Genealogy Meets Home Decor
Updated: Mar 11, 2019
What could I possibly mean by “Genealogy meets home décor”? One of my reasons for writing this week’s post is to offer an idea for wall art. Another is to advocate Ancestry.com’s DNA test. The third reason is to tell you a wonderful story.
Starting in reverse order, the story involves the Barsi side of my family. I disclose this name because the person involved goes by a different name. He also lives in New York. Years ago, I came across my grandparent’s address book. Since they were gone, I could not ask them about the entry: Gina Barsi, Baltimore. Because I had pestered my grandparents throughout my childhood to tell me about their families in Italy, I knew that one of my great-grandmother’s name was Barsi. When the internet came to life, I searched for Gina on the Ellis Island website. There she was – about the same age as my grandfather and from the same hill town, Pomezzana di Stazzema. They were first cousins.
I wondered why I had never heard about Gina as I was growing up. It turns out that there was no real mystery other than she was a bit of a rebel and there were 2800 miles separating these cousins. To make a very long story short, all my pestering, along with a trip to Italy, many letters, and the eventual introduction of Ancestry.com and Facebook, I’ve been able to create my grandparent’s family trees dating back to the 1500s, including the Barsi line.
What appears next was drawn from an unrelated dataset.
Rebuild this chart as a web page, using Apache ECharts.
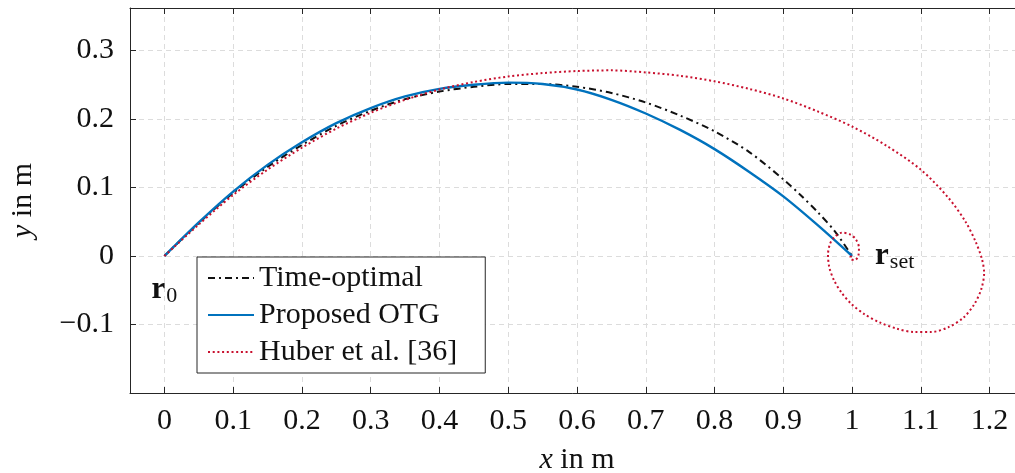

A couple of years ago, I took Ancestry’s DNA test. Mama mia! Not only did the results estimate my percentages of various ethnicities, but it also gave me a list of relatives. By the way, you can make up a userid if you want to maintain your privacy.
One day, I received an email from a young man saying he had taken the test and the results showed we were closely related. He said he had been adopted and in the most endearing way, asked, “Can you help me find out who I am?” Then he said, “The only thing I know is that my great-great-grandmother’s name is ….” You guessed it, “Gina Barsi.” I replied, “If Gina lived in Baltimore, you’ve hit the jackpot, and I can tell you exactly who you are!” I then sent him a copy of the Barsi family tree in the form of a poster I had made – which leads to the home décor portion of this column.
On a long wall in my home office, I’ve line up three large, identically-sized posters of family trees. There are a few software programs that offer different tree designs that you can use but I had so many branches that I had to design my own. I created them digitally, with a black and white graphic-arts design in mind. I used my favorite framing technique – white matting with white frames. (This emphasizes the image being framed. White on white works best on deeply colored walls). Although I was going for a clean and modern style, I also added a couple of Old World, Italianesque red flourishes and the emblem for the town of Pomezzana.
These posters not only whisk me away in day dreams when I’m otherwise harried and stressed sitting at my desk but I can help other relatives who contact me through Ancestry.com. I now regularly communicate with various cousins in France, Italy, Argentina, Brazil, and of course, New York. Who needs Air BnB when you have relatives all over the world.
I realize genealogy does not interest everyone, but most families have at least one determined researcher. If you like to solve puzzles, are interested in history and culture, or want unique, original art, give this hobby some thought.